In ’86 and ’88, Meadows’s lens focused closest on Lol (Vicky McClure), a former skinhead who had been raped by her father as a child and who delivered retribution when he did the same to her best friend.
Last night the narrative came full circle. A young black man, Milky (Andrew Shim), got revenge on Combo (Stephen Graham), the white racist who had beaten him to a pulp in the original film. The thing is, Combo had repented, and Meadows does repentance, redemption and forgiveness, that holy trio, with the awe once due to them. When Combo realised Milky’s apparent gesture of reconciliation – a cup of tea together in a deserted cafe – was in fact a trap, just after he had begged Milky’s forgiveness, it was unbearable to look at either character. Stephen Graham’s bruised, desperate performance as Combo has been a wonder throughout all the series, now he stood surrounded by the harbingers of death, resigned, frightened, betrayed, overwhelmed by the knowledge he was to blame for his own disaster. Andrew Shim cried floods of real tears as Milky, offering that forgiveness to Combo although he couldn’t stop the punishment.
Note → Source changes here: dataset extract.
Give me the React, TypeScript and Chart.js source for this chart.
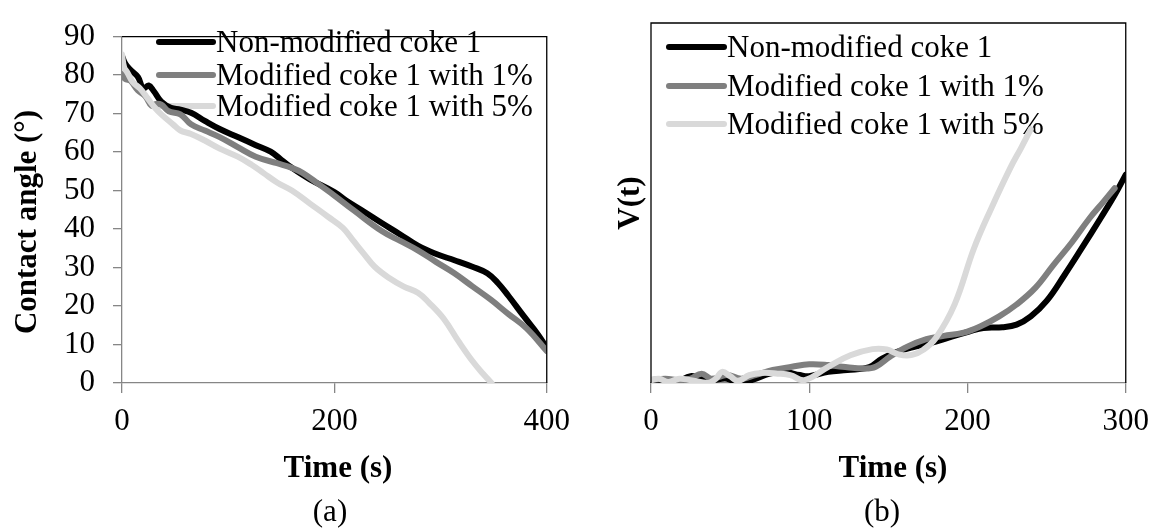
import React, { useEffect, useRef } from "react";
import { Chart, registerables } from "chart.js";

Chart.register(...registerables);

const SERIF = "'Liberation Serif', 'Times New Roman', Times, serif";
const TEXT_PX = 31;
const AXIS_GREY = "#868686";
const LINE_W = 6;

const seriesLabels = ["Non-modified coke 1", "Modified coke 1 with 1%", "Modified coke 1 with 5%"];
const seriesColors = ["#000000", "#7f7f7f", "#d9d9d9"];

// (a) Contact angle (°) against time (s)
const timeA0 = [0, 3, 7, 15, 20, 25, 30, 37, 46, 55, 65, 78, 92, 109, 126, 140, 150, 160, 177, 200, 211, 228, 245, 262, 279, 296, 313, 330, 344, 354, 364, 378, 392, 400];
const angleA0 = [85, 83, 81.6, 79.5, 76.5, 77.3, 75.8, 73.1, 71.5, 71, 70.2, 68.1, 66, 63.9, 61.8, 60.1, 58, 55.9, 52.9, 49.6, 47.4, 44.5, 41.5, 38.6, 35.6, 33.5, 31.9, 30.2, 28.5, 26, 22.6, 17.5, 12.5, 9.1];

const timeA1 = [0, 3, 8, 15, 22, 28, 32, 37, 44, 55, 65, 78, 92, 109, 126, 146, 160, 170, 183, 200, 218, 245, 262, 279, 296, 313, 330, 347, 364, 381, 400];
const angleA1 = [80.3, 79, 78.5, 76, 74.5, 72, 72.5, 72.3, 70.6, 69.8, 67.2, 65.6, 63.9, 61.3, 58.8, 57.1, 55.9, 54.6, 52.1, 48.7, 44.9, 39.4, 36.9, 34.4, 31.4, 28.5, 25.1, 21.7, 17.9, 14.2, 8.3];

const timeA5 = [0, 2, 5, 10, 17, 24, 31, 37, 48, 55, 65, 78, 92, 109, 122, 133, 146, 160, 177, 194, 208, 218, 228, 238, 252, 265, 279, 289, 303, 317, 330, 340, 348];
const angleA5 = [85.4, 82, 80.7, 78.2, 76.5, 74, 71.5, 69.8, 67.2, 65.6, 64.7, 63, 60.9, 58.8, 56.7, 54.6, 52.1, 50, 46.6, 43.2, 40.3, 36.9, 33.5, 30.2, 27.2, 25.1, 23.4, 20.9, 16.7, 10.8, 5.7, 2.4, 0];

const xTicksA = [0, 200, 400];
const yTicksA = [0, 10, 20, 30, 40, 50, 60, 70, 80, 90];

// (b) V(t) against time (s), relative units
const timeB0 = [0, 6, 16, 25, 32, 38, 48, 55, 64, 75, 84, 94, 100, 112, 124, 138, 146, 156, 167, 180, 190, 201, 210, 222, 231, 240, 250, 261, 272, 284, 293, 300];
const vB0 = [0.8, 0.8, 0.3, 1.9, 1.2, 0.8, 1.2, 0, 0.9, 2.6, 3.1, 2.2, 1.9, 3.1, 3.6, 4.4, 6.8, 8.7, 10.1, 11.5, 12.9, 14.3, 15.3, 15.5, 16.2, 18.5, 22.8, 29.8, 37.3, 45.7, 52.2, 57.9];

const timeB1 = [0, 9, 18, 25, 32, 38, 48, 57, 66, 77, 89, 100, 112, 121, 135, 142, 151, 162, 174, 185, 197, 208, 220, 231, 243, 254, 266, 277, 286, 293];
const vB1 = [0.8, 1.2, 0.8, 1.2, 2.6, 1.2, 2.2, 1.2, 2.2, 3.6, 4.5, 5.2, 5, 4.5, 4, 4.5, 7.3, 10.1, 12.2, 13.1, 13.9, 15.7, 18.5, 21.8, 26.5, 32.6, 39.1, 45.7, 50.4, 54.1];

const timeB5 = [0, 5, 11, 18, 25, 36, 41, 45, 50, 55, 62, 70, 80, 88, 97, 112, 126, 140, 149, 157, 165, 172, 180, 192, 204, 215, 227, 234, 240];
const vB5 = [0.8, 1.2, 0.3, 1.2, 0.8, 0, 1.2, 3.1, 1.9, 0.6, 2.2, 2.8, 2.6, 2.2, 0.8, 4.5, 7.7, 9.4, 9.3, 7.9, 7.8, 9.2, 12.5, 22, 37.3, 48.5, 59.7, 65.4, 70.5];

const xTicksB = [0, 100, 200, 300];

const decorPlugin = {
  id: "decor",
  beforeDatasetsDraw(chart: any, _args: any, opts: any) {
    const { ctx } = chart;
    const lg = opts.legend;
    ctx.save();
    chart.data.datasets.forEach((ds: any, i: number) => {
      const y = lg.rows[i];
      ctx.strokeStyle = ds.borderColor;
      ctx.lineWidth = LINE_W;
      ctx.lineCap = "round";
      ctx.beginPath();
      ctx.moveTo(lg.x0, y);
      ctx.lineTo(lg.x1, y);
      ctx.stroke();
      ctx.fillStyle = "#000";
      ctx.font = `${TEXT_PX}px ${SERIF}`;
      ctx.textAlign = "left";
      ctx.textBaseline = "alphabetic";
      ctx.fillText(ds.label, lg.textX, y + 10);
    });
    ctx.restore();
  },
  afterDraw(chart: any, _args: any, opts: any) {
    const { ctx, chartArea: a } = chart;
    ctx.save();
    ctx.strokeStyle = "#000";
    ctx.lineWidth = 1.3;
    ctx.lineCap = "butt";
    ctx.beginPath();
    if (opts.frameLeft) {
      ctx.moveTo(a.left, a.bottom);
      ctx.lineTo(a.left, a.top);
    } else {
      ctx.moveTo(a.left, a.top);
    }
    ctx.lineTo(a.right, a.top);
    ctx.lineTo(a.right, a.bottom);
    ctx.stroke();

    ctx.fillStyle = "#000";
    ctx.font = `bold ${TEXT_PX}px ${SERIF}`;
    ctx.textAlign = "center";
    ctx.textBaseline = "alphabetic";
    ctx.fillText(opts.xTitle, opts.xTitleX, opts.xTitleY);

    ctx.save();
    ctx.translate(opts.yTitleX, opts.yTitleY);
    ctx.rotate(-Math.PI / 2);
    ctx.textBaseline = "middle";
    ctx.fillText(opts.yTitle, 0, 0);
    ctx.restore();

    ctx.font = `${TEXT_PX}px ${SERIF}`;
    ctx.fillText(opts.tag, opts.tagX, opts.tagY);
    ctx.restore();
  },
};

type Series = { xs: number[]; ys: number[] };

function makeConfig(p: {
  series: Series[];
  xMax: number;
  xTicks: number[];
  yMax: number;
  yTicks: number[] | null;
  padding: { left: number; right: number; top: number };
  yAxisWidth: number;
  decor: any;
}) {
  const datasets = p.series.map((s, i) => ({
    label: seriesLabels[i],
    data: s.xs.map((x, k) => ({ x, y: s.ys[k] })),
    borderColor: seriesColors[i],
    backgroundColor: seriesColors[i],
    borderWidth: LINE_W,
    pointRadius: 0,
    tension: 0.4,
    borderCapStyle: "round",
    borderJoinStyle: "round",
    fill: false,
    order: p.series.length - i,
  }));
  const tickFont = { family: SERIF, size: TEXT_PX };
  return {
    type: "line",
    data: { datasets },
    plugins: [decorPlugin],
    options: {
      responsive: false,
      maintainAspectRatio: false,
      animation: false,
      devicePixelRatio: 1,
      layout: { padding: { ...p.padding, bottom: 0 } },
      plugins: {
        legend: { display: false },
        tooltip: { enabled: false },
        decor: p.decor,
      },
      scales: {
        x: {
          type: "linear",
          min: 0,
          max: p.xMax,
          afterBuildTicks: (s: any) => {
            s.ticks = p.xTicks.map((v) => ({ value: v }));
          },
          afterFit: (s: any) => {
            s.height = 146;
          },
          ticks: { font: tickFont, color: "#000", padding: 10, maxRotation: 0, autoSkip: false },
          grid: { drawOnChartArea: false, drawTicks: true, tickLength: 10, color: AXIS_GREY, lineWidth: 1.3 },
          border: { display: true, color: AXIS_GREY, width: 1.3 },
        },
        y: {
          type: "linear",
          min: 0,
          max: p.yMax,
          display: p.yTicks !== null,
          afterBuildTicks: (s: any) => {
            if (p.yTicks) s.ticks = p.yTicks.map((v) => ({ value: v }));
          },
          afterFit: (s: any) => {
            s.width = p.yAxisWidth;
          },
          ticks: { font: tickFont, color: "#000", padding: 18, autoSkip: false },
          grid: { drawOnChartArea: false, drawTicks: true, tickLength: 9, color: AXIS_GREY, lineWidth: 1.3 },
          border: { display: true, color: AXIS_GREY, width: 1.3 },
        },
      },
    },
  };
}

function ChartCanvas({ left, width, config }: { left: number; width: number; config: () => any }) {
  const ref = useRef<HTMLCanvasElement>(null);
  useEffect(() => {
    const chart = new Chart(ref.current as HTMLCanvasElement, config());
    return () => chart.destroy();
  }, []);
  return (
    <canvas
      ref={ref}
      width={width}
      height={529}
      style={{ position: "absolute", left, top: 0, width, height: 529 }}
    />
  );
}

const configA = () =>
  makeConfig({
    series: [
      { xs: timeA0, ys: angleA0 },
      { xs: timeA1, ys: angleA1 },
      { xs: timeA5, ys: angleA5 },
    ],
    xMax: 400,
    xTicks: xTicksA,
    yMax: 90,
    yTicks: yTicksA,
    padding: { left: 0, right: 24, top: 23 },
    yAxisWidth: 122,
    decor: {
      frameLeft: false,
      xTitle: "Time (s)",
      xTitleX: 338,
      xTitleY: 477,
      yTitle: "Contact angle (°)",
      yTitleX: 28,
      yTitleY: 222,
      tag: "(a)",
      tagX: 330,
      tagY: 521,
      legend: { x0: 159, x1: 213, textX: 216, rows: [42, 75, 106] },
    },
  });

const configB = () =>
  makeConfig({
    series: [
      { xs: timeB0, ys: vB0 },
      { xs: timeB1, ys: vB1 },
      { xs: timeB5, ys: vB5 },
    ],
    xMax: 300,
    xTicks: xTicksB,
    yMax: 100,
    yTicks: null,
    padding: { left: 71, right: 25, top: 23 },
    yAxisWidth: 0,
    decor: {
      frameLeft: true,
      xTitle: "Time (s)",
      xTitleX: 313,
      xTitleY: 477,
      yTitle: "V(t)",
      yTitleX: 51,
      yTitleY: 203,
      tag: "(b)",
      tagX: 302,
      tagY: 521,
      legend: { x0: 89, x1: 144, textX: 147, rows: [47, 86, 124] },
    },
  });

export default function App() {
  return (
    <div style={{ position: "absolute", left: 0, top: 0, width: 1159, height: 529, background: "#fff", overflow: "hidden" }}>
      <ChartCanvas left={0} width={580} config={configA} />
      <ChartCanvas left={580} width={579} config={configB} />
    </div>
  );
}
As in real life although not wholly satisfying for drama, This Is England ’90 has been dominated by events from the characters’ past: the wicked deeds of Lol and Kellie’s father Mick, Combo’s attack on Milky. This has at times felt like a bit of a narrative cop out, and that there is nowhere left for the characters to go now. Instead we have been asked, in the main, to sit back and enjoy Meadows’s gift for social observation, slipping into parody here and there, as in Woody’s sappy ex-girlfriend Jennifer’s (Stacey Sampson) absurd creation of a wedding planning scrapbook for him and Lol, but catching also the day-to-day poignancy of life, such as in the bumbling Gadget’s (Andrew Ellis) unrequited love for Kellie. It seems that, with the main traumas of their lives with any luck behind them, Meadows shouldn’t bring this group of friends back to the screen again. But in the course of the three series he has extracted something epic from their apparently small existences – lives of dinner ladies, factory workers, the drug addicted and the unemployed that are normally way below the radar of most dramas. The vivid presence of Lol, Woody, Combo and their friends will be sorely missed. There’s been nothing quite like them.